China-US Tariff War Could Have Drastic Effects on Automotive Industry
If domestic automakers are unable to develop compelling environmentally friendly models, they are likely to lose market share, resulting in decreased exports and job losses in the United States.
According to a study commissioned by the Consumer Technology Association and the National Retail Federation, approximately 455,000 jobs are at risk from the latest escalation in the trade war between the United States and China. The recent $150 billion dollar retaliation tariffs by China in response to President Donald Trump’s raising of tariffs against the nation has increased tension.
“The American business community urges the Administration and the Chinese government to move forward expeditiously and in good faith to strike a high-standard, comprehensive, enforceable agreement, and end the tariffs now in place. Prolonging trade tensions and the escalation of tariffs are in neither country’s interest,” stated Myron Brilliant, Executive Vice President and Head of International Affairs, U.S. Chamber of Commerce regarding the current situation.

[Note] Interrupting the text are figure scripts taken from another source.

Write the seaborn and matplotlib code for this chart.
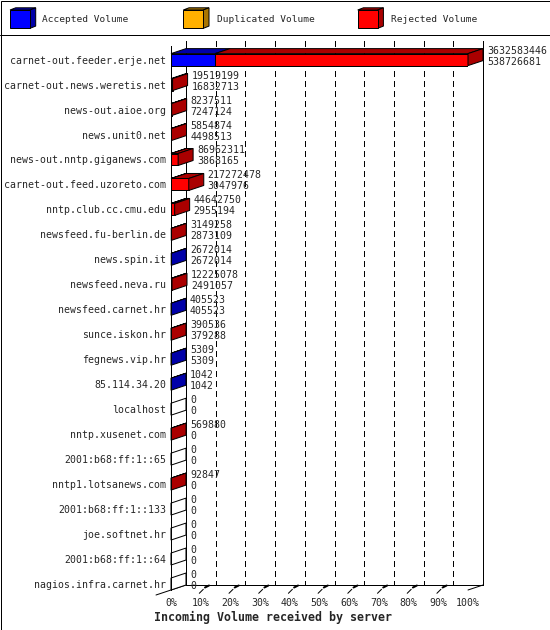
import matplotlib
matplotlib.use("Agg")
import matplotlib.pyplot as plt
from matplotlib.patches import Polygon, Rectangle
from matplotlib.lines import Line2D
import seaborn as sns
import numpy as np

# ---------------- data ----------------
hosts = [
    "carnet-out.feeder.erje.net", "carnet-out.news.weretis.net", "news-out.aioe.org",
    "news.unit0.net", "news-out.nntp.giganews.com", "carnet-out.feed.uzoreto.com",
    "nntp.club.cc.cmu.edu", "newsfeed.fu-berlin.de", "news.spin.it", "newsfeed.neva.ru",
    "newsfeed.carnet.hr", "sunce.iskon.hr", "fegnews.vip.hr", "85.114.34.20", "localhost",
    "nntp.xusenet.com", "2001:b68:ff:1::65", "nntp1.lotsanews.com", "2001:b68:ff:1::133",
    "joe.softnet.hr", "2001:b68:ff:1::64", "nagios.infra.carnet.hr",
]
total_volume = [
    3632583446, 19519199, 8237511, 5854874, 86962311, 217272478, 44642750, 3149258,
    2672014, 12225078, 405523, 390536, 5309, 1042, 0, 569880, 0, 92847, 0, 0, 0, 0,
]
accepted_volume = [
    538726681, 16832713, 7247124, 4498513, 3868165, 3047976, 2955194, 2873109,
    2672014, 2491057, 405523, 379288, 5309, 1042, 0, 0, 0, 0, 0, 0, 0, 0,
]
duplicated_volume = [0] * 22
legend_names = ["Accepted Volume", "Duplicated Volume", "Rejected Volume"]
x_ticks = [0, 10, 20, 30, 40, 50, 60, 70, 80, 90, 100]
title = "Incoming Volume received by server"

# ---------------- style ----------------
W, H = 550, 630
sns.set_style("white")
plt.rcParams["font.family"] = ["DejaVu Sans Mono"]
plt.rcParams["lines.scale_dashes"] = False
MONO = "DejaVu Sans Mono"
FS = 7.1
PX = 0.72  # one pixel in points

front = {"acc": "#0000FF", "dup": "#FFB000", "rej": "#FF0000"}
dark = {"acc": "#0000A8", "dup": "#AA7500", "rej": "#AA0000"}

fig = plt.figure(figsize=(W / 100, H / 100), dpi=100)
fig.patch.set_facecolor("white")

def fx(x):
    return x / W

def fy(y):
    return 1 - y / H

ax_left, ax_right, ax_top, ax_bot = 171, 468, 45.7, 590
ax = fig.add_axes([fx(ax_left), fy(ax_bot), (ax_right - ax_left) / W, (ax_bot - ax_top) / H])
ax.patch.set_alpha(0)

n = len(hosts)
vmax = max(total_volume)
tot_pct = np.array(total_volume) / vmax * 100
acc_pct = np.array(accepted_volume) / vmax * 100
accdup_pct = (np.array(accepted_volume) + np.array(duplicated_volume)) / vmax * 100
bar_h = 0.48

common = dict(y=hosts, orient="h", width=bar_h, edgecolor="black", linewidth=PX,
              errorbar=None, ax=ax, zorder=2, order=hosts)
sns.barplot(x=tot_pct, color=front["rej"], saturation=1, **common)
sns.barplot(x=accdup_pct, color=front["dup"], saturation=1, **common)
sns.barplot(x=acc_pct, color=front["acc"], saturation=1, **common)

ymin_data = -0.557
ymax_data = (n - 1) + bar_h / 2
ax.set_xlim(0, 100)
ax.set_ylim(ymax_data, ymin_data)

# pixel -> data offsets for the 3d depth
ppx = (ax_right - ax_left) / 100.0
ppy = (ax_bot - ax_top) / (ymax_data - ymin_data)
DX = 15 / ppx
DY = -5 / ppy

def px2dx(p):
    return p / ppx

def px2dy(p):
    return p / ppy  # positive = down

# back wall and grid
for t in x_ticks:
    ls = "-" if t in (0, 100) else (0, (3.6, 2.9))
    ax.add_line(Line2D([t + DX, t + DX], [ymin_data + DY, ymax_data + DY], color="black",
                       lw=PX, linestyle=ls, clip_on=False, zorder=0.5, antialiased=False))
# floor
ax.add_line(Line2D([DX, 100 + DX], [ymax_data + DY, ymax_data + DY], color="black", lw=PX,
                   clip_on=False, zorder=0.5))
ax.add_line(Line2D([-DX, DX], [ymax_data - DY, ymax_data + DY], color="black", lw=PX,
                   clip_on=False, zorder=0.5))
ax.add_line(Line2D([100, 100 + DX], [ymax_data, ymax_data + DY], color="black", lw=PX,
                   clip_on=False, zorder=0.5))
for t in x_ticks[1:-1]:
    ax.add_line(Line2D([t - px2dx(1.4), t + px2dx(2.6)], [ymax_data + px2dy(3.3), ymax_data - px2dy(0.7)],
                       color="black", lw=PX, clip_on=False, zorder=0.6))
    ax.add_line(Line2D([t + px2dx(4.3), t + px2dx(8.3)], [ymax_data - px2dy(2.5), ymax_data - px2dy(4.5)],
                       color="black", lw=2 * PX, clip_on=False, zorder=0.6))

# 3d faces
for i in range(n):
    top = i - bar_h / 2
    bot = i + bar_h / 2
    segs = [("acc", 0, acc_pct[i]), ("dup", acc_pct[i], accdup_pct[i]), ("rej", accdup_pct[i], tot_pct[i])]
    last = None
    for key, a, b in segs:
        if b > a:
            last = key
            ax.add_patch(Polygon([(a, top), (b, top), (b + DX, top + DY), (a + DX, top + DY)],
                                 closed=True, facecolor=dark[key], edgecolor="black", lw=PX,
                                 zorder=2.1, clip_on=False))
    end = tot_pct[i]
    side_col = dark[last] if last else "white"
    ax.add_patch(Polygon([(end, top), (end + DX, top + DY), (end + DX, bot + DY), (end, bot)],
                         closed=True, facecolor=side_col, edgecolor="black", lw=PX,
                         zorder=2.2, clip_on=False))
    ax.annotate(str(total_volume[i]), (end, i), xytext=(19, 9), textcoords="offset pixels",
                ha="left", va="center", fontsize=FS, family=MONO, zorder=3, annotation_clip=False)
    ax.annotate(str(accepted_volume[i]), (end, i), xytext=(19, -2), textcoords="offset pixels",
                ha="left", va="center", fontsize=FS, family=MONO, zorder=3, annotation_clip=False)

# axes cosmetics
for s in ["top", "right", "bottom"]:
    ax.spines[s].set_visible(False)
ax.spines["left"].set_linewidth(PX)
ax.spines["left"].set_color("black")
ax.set_xticks(x_ticks)
ax.set_xticklabels([f"{t}%" for t in x_ticks], fontsize=FS, family=MONO)
ax.set_yticks(range(n))
ax.set_yticklabels(hosts, fontsize=FS, family=MONO)
ax.tick_params(axis="x", length=0, pad=5.5)
ax.tick_params(axis="y", length=0, pad=3.6)
ax.set_xlabel("")
ax.set_ylabel("")
ax.grid(False)

# title
fig.text(fx(273.5), fy(617), title, ha="center", va="center", fontsize=8.4,
         family=MONO, weight="bold")

# legend cubes
leg_x = [10, 183.3, 357.7]
leg_tx = [42.3, 216.7, 390.7]
for (key, lx, tx, name) in zip(["acc", "dup", "rej"], leg_x, leg_tx, legend_names):
    x0, x1, y0, y1 = lx, lx + 20, 10, 28.3
    d, e = 5.7, 2.2
    fig.patches.append(Polygon([(fx(x0), fy(y0)), (fx(x1), fy(y0)), (fx(x1 + d), fy(y0 - e)),
                                (fx(x0 + d), fy(y0 - e))], closed=True, facecolor=dark[key],
                               edgecolor="black", lw=PX, transform=fig.transFigure))
    fig.patches.append(Polygon([(fx(x1), fy(y0)), (fx(x1 + d), fy(y0 - e)), (fx(x1 + d), fy(y1 - e)),
                                (fx(x1), fy(y1))], closed=True, facecolor=dark[key],
                               edgecolor="black", lw=PX, transform=fig.transFigure))
    fig.patches.append(Rectangle((fx(x0), fy(y1)), (x1 - x0) / W, (y1 - y0) / H, facecolor=front[key],
                                 edgecolor="black", lw=PX, transform=fig.transFigure))
    fig.text(fx(tx), fy(20), name, ha="left", va="center", fontsize=6.8, family=MONO)

# frame and separator
fig.patches.append(Rectangle((fx(0.5), fy(629.5)), 549 / W, 629 / H, facecolor="none",
                             edgecolor="black", lw=PX, transform=fig.transFigure))
fig.lines.append(Line2D([fx(0), fx(550)], [fy(35), fy(35)], color="black", lw=PX,
                        transform=fig.transFigure))

fig.savefig("out.png", dpi=100)
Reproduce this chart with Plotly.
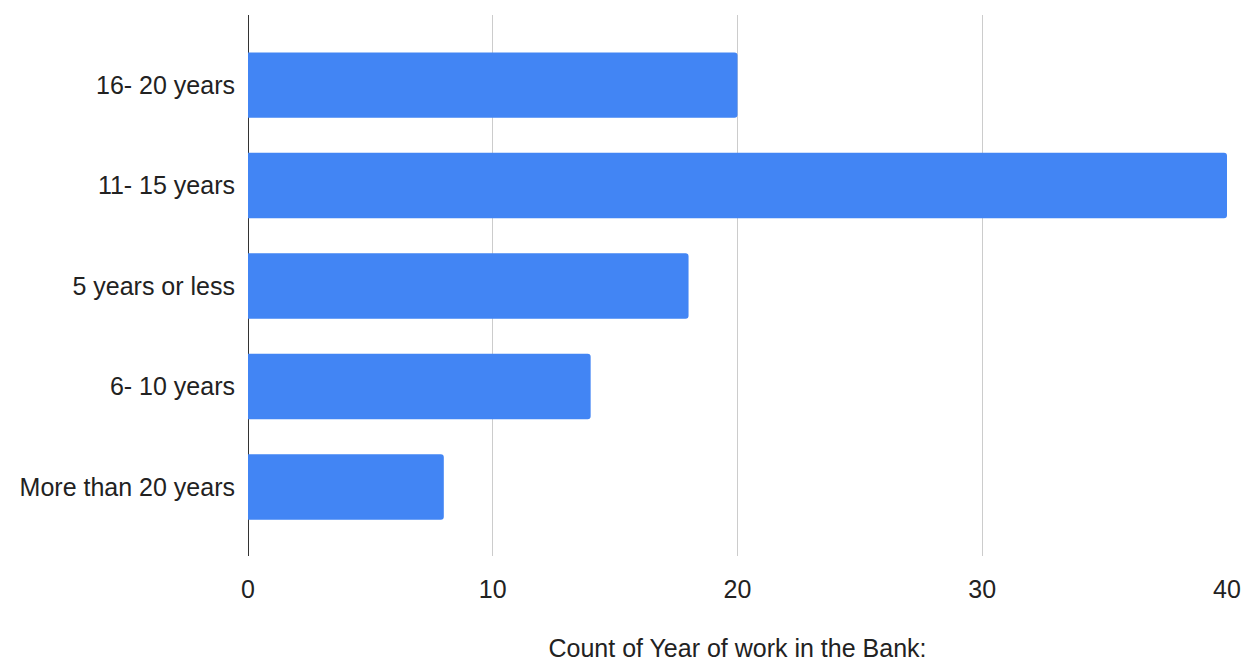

CNBC reported early on Monday concerning the ongoing trade war between the two nations:
“China will raise tariffs on $60 billion in U.S. goods in retaliation for the U.S. decision to hike duties on Chinese goods,” the Chinese Finance Ministry said Monday. “Beijing will increase tariffs on more than 5,000 products to as high as 25%. Duties on some other goods will increase to 20%. Those rates will rise from either 10% or 5% previously.”
The move follows President Donald Trump’s decision to raise duties on $200 billion in Chinese products to 25% from 10%. The world’s two largest economies have struggled to sign a trade deal and end a widening conflict that threatens to damage the global economy.
The continued standoff positions both China and the United States in a difficult situation. Yet, China may be better equipped to handle the evolving landscape regarding the automotive industries move to green energy.
China’s Move Away From Fossil Fuel Only Vehicles
Prior to the tariff war between the countries began to unfold, China began attempts to situate itself as a leader in electronic vehicle production. In September of 2017, Xin Guobin, China’s Vice Minister of Industry and Information Technology, announced regulators would be preparing a timeline to ban the sale and production of fossil fuel only vehicles. In March 2019, the Hainan province became the first to announce 2030 as the ban on fossil fuel only vehicles. If the announcement begins a pattern throughout China, the sale of fossil fuel only vehicles would end in approximately a decade.
Currently, the Chinese automotive market is the largest in the world, with sales of over 28 million vehicles in 2018 compared to 17 million in the United States. However, the market has been suffering as of late.
“Vehicles sales in China, the world’s largest auto market, fell 14.6% in April from the same month a year earlier, the country’s biggest auto industry association said on Monday, marking the 10th consecutive month of decline,” reports Reuters UK. “…Sales of new energy vehicles (NEV) have been a bright spot, rising 18.1% in April to 97,000 vehicles, CAAM said. NEV sales jumped almost 62 percent last year even as the broader auto market contracted,” the outlet later explained in relation to the “China VI” emission standards, which were enacted to combat climate change.
The nation has already restricted the sales of fossil fuel vehicles by banning the sale of over 500 models in 2018 from manufacturers including Mercedes Benz and General Motors. Several cities limit the sale of such vehicles through a yearly license plate lottery. Additionally, the government has required automakers to meet EV production quotas of approximately 3-4% in 2019.
If domestic automakers are unable to develop compelling environmentally friendly models, they are likely to lose market share, resulting in decreased exports and job losses in the United States. With conversations about the prospects of replacing fossil fuels with renewable energy, especially in relation to vehicles, keeping pace with Chinese manufacturers will be necessary for American manufacturers.
Challenges US Manufacturers Face
Legacy automakers face existential challenges as they lose their competitive advantage and are at a competitive disadvantage due to their lack of expertise in emerging technology. If there is a resistance to developing green vehicle technology, the United States car industry could see another disaster.
Possible high-quality and low-cost imports from China could pose a challenge to domestic automakers, much like the Japanese imports of the 1980s. Overcoming the conversion of changing technologies, loss of competitiveness and increased foreign competition will be a great challenge, especially in the aftermath of the 2009 bailout.
However, hope remains if domestic automakers are open to change. The transition into new automobile technologies offers the opportunity to obtain double-digit market share to companies that position themselves to take advantage of the altering landscape.
Federal and State governments should provide the necessary assistance during this transition period to increase competitiveness in the new technology and ensure exports, jobs and positive balances of trade. If these changes can be a part of Green New Deal proposals, domestic manufacturers will be able to compete with international competitors who are embracing green technology.